===== RECORDS SUPPLIED =====

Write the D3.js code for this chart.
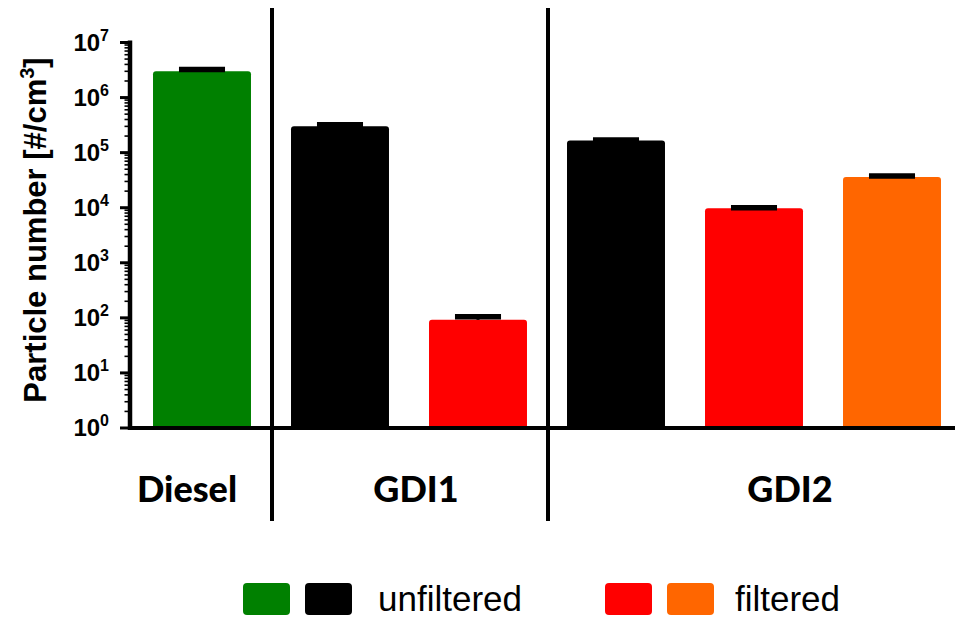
<!DOCTYPE html>
<html>
<head>
<meta charset="utf-8">
<script src="https://cdn.jsdelivr.net/npm/d3@7"></script>
<style>
  html, body { margin: 0; padding: 0; background: #fff; }
  svg { display: block; }
</style>
</head>
<body>
<svg id="chart" width="965" height="617"></svg>
<script>
// Particle number per sample (log scale), with upper error values
const barKeys   = ["Diesel", "GDI1 unfiltered", "GDI1 filtered", "GDI2 unfiltered", "GDI2 filtered A", "GDI2 filtered B"];
const barValues = [3.0e6, 3.0e5, 92, 1.67e5, 9.8e3, 3.6e4];
const barUpper  = [3.25e6, 3.2e5, 105, 1.7e5, 1.0e4, 3.75e4];
const barColors = ["#008000", "#000000", "#ff0000", "#000000", "#ff0000", "#ff6600"];

const groups      = ["Diesel", "GDI1", "GDI2"];
const groupFirst  = [0, 1, 3];       // index of first bar in each group
const groupLast   = [0, 2, 5];       // index of last bar in each group
const tickExps    = [0, 1, 2, 3, 4, 5, 6, 7];

const legendItems = [
  { colors: ["#008000", "#000000"], label: "unfiltered" },
  { colors: ["#ff0000", "#ff6600"], label: "filtered" }
];

const svg = d3.select("#chart");

const axisX = 130, baseY = 428, topY = 42.5, rightX = 955;

const y = d3.scaleLog().domain([1, 1e7]).range([baseY, topY]);
const x = d3.scaleBand().domain(barKeys).range([133, 961]).paddingInner(0.29).paddingOuter(0.145);
const bw = x.bandwidth();

// Bars with rounded top corners
function barPath(x0, y0, w, y1, r) {
  return `M${x0},${y1}V${y0 + r}Q${x0},${y0} ${x0 + r},${y0}H${x0 + w - r}Q${x0 + w},${y0} ${x0 + w},${y0 + r}V${y1}Z`;
}

svg.append("g").selectAll("path")
  .data(barKeys)
  .join("path")
  .attr("d", (k, i) => barPath(x(k), y(barValues[i]), bw, baseY, 3))
  .attr("fill", (k, i) => barColors[i]);

// Error bars (upper only)
const eb = svg.append("g");
barKeys.forEach((k, i) => {
  const cx = x(k) + bw / 2;
  eb.append("line")
    .attr("x1", cx).attr("x2", cx)
    .attr("y1", y(barValues[i])).attr("y2", y(barUpper[i]))
    .attr("stroke", "#000").attr("stroke-width", 3);
  eb.append("line")
    .attr("x1", cx - bw * 0.235).attr("x2", cx + bw * 0.235)
    .attr("y1", y(barUpper[i])).attr("y2", y(barUpper[i]))
    .attr("stroke", "#000").attr("stroke-width", 5.5);
});

// Y axis with major and minor log ticks
const ax = svg.append("g");
ax.append("line")
  .attr("x1", axisX).attr("x2", axisX)
  .attr("y1", topY - 2).attr("y2", baseY + 2)
  .attr("stroke", "#000").attr("stroke-width", 4.5);

tickExps.forEach(e => {
  const ty = y(Math.pow(10, e));
  ax.append("line")
    .attr("x1", axisX - 10).attr("x2", axisX)
    .attr("y1", ty).attr("y2", ty)
    .attr("stroke", "#000").attr("stroke-width", 3);
  if (e < 7) {
    for (let m = 2; m <= 9; m++) {
      const my = y(m * Math.pow(10, e));
      ax.append("line")
        .attr("x1", axisX - 5.5).attr("x2", axisX)
        .attr("y1", my).attr("y2", my)
        .attr("stroke", "#000").attr("stroke-width", 1.6);
    }
  }
  const t = ax.append("text")
    .attr("x", 109).attr("y", ty + 8)
    .attr("text-anchor", "end")
    .attr("font-family", "Liberation Sans, Arial, sans-serif")
    .attr("font-weight", "bold")
    .attr("font-size", 24);
  t.append("tspan").text("10");
  t.append("tspan").attr("dy", -10).attr("font-size", 16).text(e);
});

// X axis baseline
svg.append("line")
  .attr("x1", axisX - 2).attr("x2", rightX)
  .attr("y1", baseY).attr("y2", baseY)
  .attr("stroke", "#000").attr("stroke-width", 4);

// Group separators
const seps = [0, 1].map(g => (x(barKeys[groupLast[g]]) + bw + x(barKeys[groupFirst[g + 1]])) / 2 + 1);
svg.append("g").selectAll("line")
  .data(seps)
  .join("line")
  .attr("x1", d => d).attr("x2", d => d)
  .attr("y1", 8).attr("y2", 521)
  .attr("stroke", "#000").attr("stroke-width", 4);

// Group labels
const labelX = [187, 416, 790];
svg.append("g").selectAll("text")
  .data(groups)
  .join("text")
  .attr("x", (d, i) => labelX[i])
  .attr("y", 502)
  .attr("text-anchor", "middle")
  .attr("font-family", "Lato, sans-serif")
  .attr("font-weight", "900")
  .attr("font-size", 36)
  .text(d => d);

// Y axis title
const yt = svg.append("text")
  .attr("transform", "translate(46,230) rotate(-90)")
  .attr("text-anchor", "middle")
  .attr("font-family", "Liberation Sans, Arial, sans-serif")
  .attr("font-weight", "bold")
  .attr("font-size", 31);
yt.append("tspan").text("Particle number [#/cm");
yt.append("tspan").attr("dy", -12).attr("font-size", 20).text("3");
yt.append("tspan").attr("dy", 12).text("]");

// Legend
const legX = [243, 605];
const legTextX = [135, 130];
legendItems.forEach((item, i) => {
  const g = svg.append("g").attr("transform", `translate(${legX[i]},583)`);
  item.colors.forEach((c, j) => {
    g.append("rect")
      .attr("x", j * 62).attr("y", 0)
      .attr("width", 47).attr("height", 32)
      .attr("rx", 4)
      .attr("fill", c);
  });
  g.append("text")
    .attr("x", legTextX[i]).attr("y", 28)
    .attr("font-family", "Liberation Sans, Arial, sans-serif")
    .attr("font-size", 35)
    .text(item.label);
});
</script>
</body>
</html>
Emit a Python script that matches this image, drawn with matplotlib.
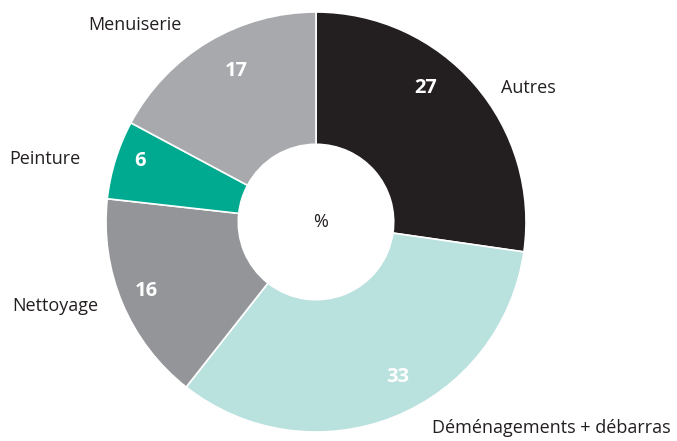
import matplotlib
matplotlib.use("Agg")
import matplotlib.pyplot as plt

plt.rcParams['font.family'] = ['Open Sans', 'DejaVu Sans']

categories = ["Autres", "Déménagements + débarras", "Nettoyage", "Peinture", "Menuiserie"]
values = [27, 33, 16, 6, 17]
colors = ["#231f20", "#b9e1de", "#939598", "#00aa90", "#a7a9ac"]

# label spots in data units (pie radius = 1, centre at 0,0)
label_pos = [(0.88, 0.64), (1.69, -0.98), (-1.24, -0.40), (-1.29, 0.30), (-0.86, 0.94)]
label_ha = ["left", "right", "center", "center", "center"]
value_pos = [(0.52, 0.64), (0.39, -0.74), (-0.81, -0.33), (-0.84, 0.29), (-0.38, 0.72)]

fig = plt.figure(figsize=(6.77, 4.41), dpi=100)
ax = fig.add_axes([106 / 677, 9 / 441, 420 / 677, 420 / 441])

wedges, _ = ax.pie(values, colors=colors, startangle=90, counterclock=False,
                   radius=1.0, wedgeprops=dict(width=0.63, edgecolor="white", linewidth=1.2))
ax.set_xlim(-1, 1)
ax.set_ylim(-1, 1)
ax.set_aspect("equal")

for v, (x, y) in zip(values, value_pos):
    ax.text(x, y, str(v), color="white", fontsize=14.5, fontweight="bold",
            ha="center", va="center")

for name, (x, y), ha in zip(categories, label_pos, label_ha):
    ax.text(x, y, name, fontsize=13, color="#231f20", ha=ha, va="center")

ax.text(0.02, 0, "%", fontsize=13, color="#231f20", ha="center", va="center")

fig.savefig("out.png", dpi=100)
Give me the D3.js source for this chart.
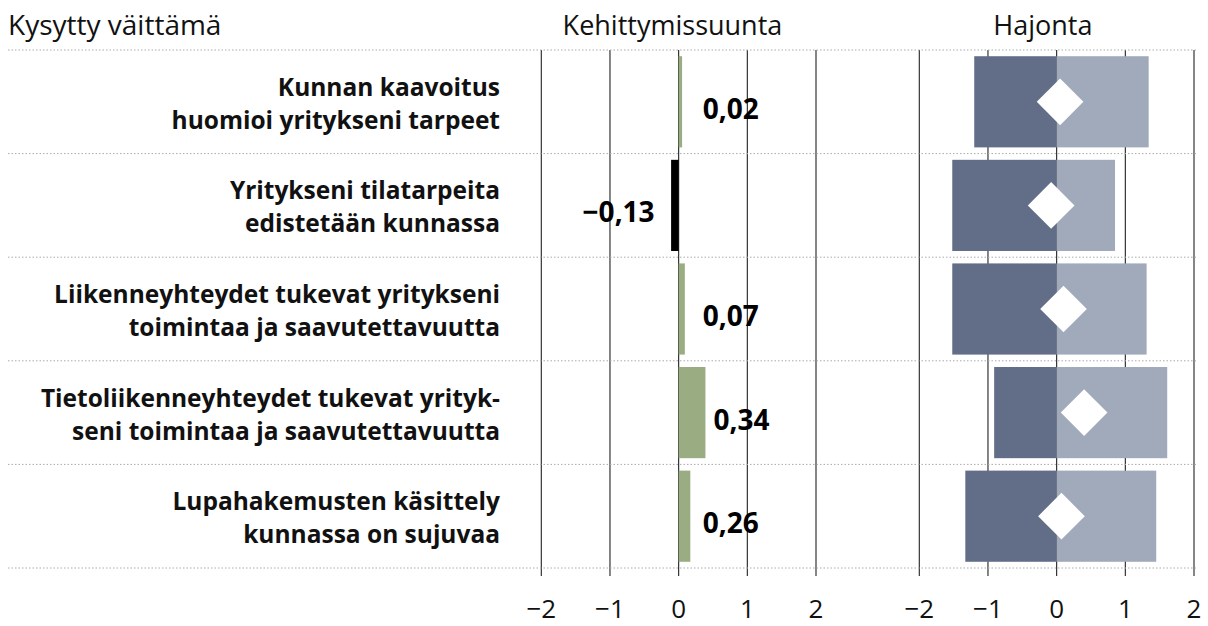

=====

STATED PROBLEM >>
Quote every entry exactly, with the pictures omitted.

WRITTEN SOLUTION >>
Write the D3.js code for this chart.
<!DOCTYPE html>
<html>
<head>
<meta charset="utf-8">
<script src="https://cdn.jsdelivr.net/npm/d3@7"></script>
<style>
  html, body { margin: 0; padding: 0; background: #fff; }
  svg { display: block; }
</style>
</head>
<body>
<svg id="chart" width="965" height="617"></svg>
<script>
// Particle number per sample (log scale), with upper error values
const barKeys   = ["Diesel", "GDI1 unfiltered", "GDI1 filtered", "GDI2 unfiltered", "GDI2 filtered A", "GDI2 filtered B"];
const barValues = [3.0e6, 3.0e5, 92, 1.67e5, 9.8e3, 3.6e4];
const barUpper  = [3.25e6, 3.2e5, 105, 1.7e5, 1.0e4, 3.75e4];
const barColors = ["#008000", "#000000", "#ff0000", "#000000", "#ff0000", "#ff6600"];

const groups      = ["Diesel", "GDI1", "GDI2"];
const groupFirst  = [0, 1, 3];       // index of first bar in each group
const groupLast   = [0, 2, 5];       // index of last bar in each group
const tickExps    = [0, 1, 2, 3, 4, 5, 6, 7];

const legendItems = [
  { colors: ["#008000", "#000000"], label: "unfiltered" },
  { colors: ["#ff0000", "#ff6600"], label: "filtered" }
];

const svg = d3.select("#chart");

const axisX = 130, baseY = 428, topY = 42.5, rightX = 955;

const y = d3.scaleLog().domain([1, 1e7]).range([baseY, topY]);
const x = d3.scaleBand().domain(barKeys).range([133, 961]).paddingInner(0.29).paddingOuter(0.145);
const bw = x.bandwidth();

// Bars with rounded top corners
function barPath(x0, y0, w, y1, r) {
  return `M${x0},${y1}V${y0 + r}Q${x0},${y0} ${x0 + r},${y0}H${x0 + w - r}Q${x0 + w},${y0} ${x0 + w},${y0 + r}V${y1}Z`;
}

svg.append("g").selectAll("path")
  .data(barKeys)
  .join("path")
  .attr("d", (k, i) => barPath(x(k), y(barValues[i]), bw, baseY, 3))
  .attr("fill", (k, i) => barColors[i]);

// Error bars (upper only)
const eb = svg.append("g");
barKeys.forEach((k, i) => {
  const cx = x(k) + bw / 2;
  eb.append("line")
    .attr("x1", cx).attr("x2", cx)
    .attr("y1", y(barValues[i])).attr("y2", y(barUpper[i]))
    .attr("stroke", "#000").attr("stroke-width", 3);
  eb.append("line")
    .attr("x1", cx - bw * 0.235).attr("x2", cx + bw * 0.235)
    .attr("y1", y(barUpper[i])).attr("y2", y(barUpper[i]))
    .attr("stroke", "#000").attr("stroke-width", 5.5);
});

// Y axis with major and minor log ticks
const ax = svg.append("g");
ax.append("line")
  .attr("x1", axisX).attr("x2", axisX)
  .attr("y1", topY - 2).attr("y2", baseY + 2)
  .attr("stroke", "#000").attr("stroke-width", 4.5);

tickExps.forEach(e => {
  const ty = y(Math.pow(10, e));
  ax.append("line")
    .attr("x1", axisX - 10).attr("x2", axisX)
    .attr("y1", ty).attr("y2", ty)
    .attr("stroke", "#000").attr("stroke-width", 3);
  if (e < 7) {
    for (let m = 2; m <= 9; m++) {
      const my = y(m * Math.pow(10, e));
      ax.append("line")
        .attr("x1", axisX - 5.5).attr("x2", axisX)
        .attr("y1", my).attr("y2", my)
        .attr("stroke", "#000").attr("stroke-width", 1.6);
    }
  }
  const t = ax.append("text")
    .attr("x", 109).attr("y", ty + 8)
    .attr("text-anchor", "end")
    .attr("font-family", "Liberation Sans, Arial, sans-serif")
    .attr("font-weight", "bold")
    .attr("font-size", 24);
  t.append("tspan").text("10");
  t.append("tspan").attr("dy", -10).attr("font-size", 16).text(e);
});

// X axis baseline
svg.append("line")
  .attr("x1", axisX - 2).attr("x2", rightX)
  .attr("y1", baseY).attr("y2", baseY)
  .attr("stroke", "#000").attr("stroke-width", 4);

// Group separators
const seps = [0, 1].map(g => (x(barKeys[groupLast[g]]) + bw + x(barKeys[groupFirst[g + 1]])) / 2 + 1);
svg.append("g").selectAll("line")
  .data(seps)
  .join("line")
  .attr("x1", d => d).attr("x2", d => d)
  .attr("y1", 8).attr("y2", 521)
  .attr("stroke", "#000").attr("stroke-width", 4);

// Group labels
const labelX = [187, 416, 790];
svg.append("g").selectAll("text")
  .data(groups)
  .join("text")
  .attr("x", (d, i) => labelX[i])
  .attr("y", 502)
  .attr("text-anchor", "middle")
  .attr("font-family", "Lato, sans-serif")
  .attr("font-weight", "900")
  .attr("font-size", 36)
  .text(d => d);

// Y axis title
const yt = svg.append("text")
  .attr("transform", "translate(46,230) rotate(-90)")
  .attr("text-anchor", "middle")
  .attr("font-family", "Liberation Sans, Arial, sans-serif")
  .attr("font-weight", "bold")
  .attr("font-size", 31);
yt.append("tspan").text("Particle number [#/cm");
yt.append("tspan").attr("dy", -12).attr("font-size", 20).text("3");
yt.append("tspan").attr("dy", 12).text("]");

// Legend
const legX = [243, 605];
const legTextX = [135, 130];
legendItems.forEach((item, i) => {
  const g = svg.append("g").attr("transform", `translate(${legX[i]},583)`);
  item.colors.forEach((c, j) => {
    g.append("rect")
      .attr("x", j * 62).attr("y", 0)
      .attr("width", 47).attr("height", 32)
      .attr("rx", 4)
      .attr("fill", c);
  });
  g.append("text")
    .attr("x", legTextX[i]).attr("y", 28)
    .attr("font-family", "Liberation Sans, Arial, sans-serif")
    .attr("font-size", 35)
    .text(item.label);
});
</script>
</body>
</html>
Emit a Python script that matches this image, drawn with matplotlib.
import matplotlib
matplotlib.use("Agg")
import matplotlib.pyplot as plt

plt.rcParams['font.family'] = ['Open Sans', 'DejaVu Sans']

categories = ["Autres", "Déménagements + débarras", "Nettoyage", "Peinture", "Menuiserie"]
values = [27, 33, 16, 6, 17]
colors = ["#231f20", "#b9e1de", "#939598", "#00aa90", "#a7a9ac"]

# label spots in data units (pie radius = 1, centre at 0,0)
label_pos = [(0.88, 0.64), (1.69, -0.98), (-1.24, -0.40), (-1.29, 0.30), (-0.86, 0.94)]
label_ha = ["left", "right", "center", "center", "center"]
value_pos = [(0.52, 0.64), (0.39, -0.74), (-0.81, -0.33), (-0.84, 0.29), (-0.38, 0.72)]

fig = plt.figure(figsize=(6.77, 4.41), dpi=100)
ax = fig.add_axes([106 / 677, 9 / 441, 420 / 677, 420 / 441])

wedges, _ = ax.pie(values, colors=colors, startangle=90, counterclock=False,
                   radius=1.0, wedgeprops=dict(width=0.63, edgecolor="white", linewidth=1.2))
ax.set_xlim(-1, 1)
ax.set_ylim(-1, 1)
ax.set_aspect("equal")

for v, (x, y) in zip(values, value_pos):
    ax.text(x, y, str(v), color="white", fontsize=14.5, fontweight="bold",
            ha="center", va="center")

for name, (x, y), ha in zip(categories, label_pos, label_ha):
    ax.text(x, y, name, fontsize=13, color="#231f20", ha=ha, va="center")

ax.text(0.02, 0, "%", fontsize=13, color="#231f20", ha="center", va="center")

fig.savefig("out.png", dpi=100)
Give me the D3.js source for this chart.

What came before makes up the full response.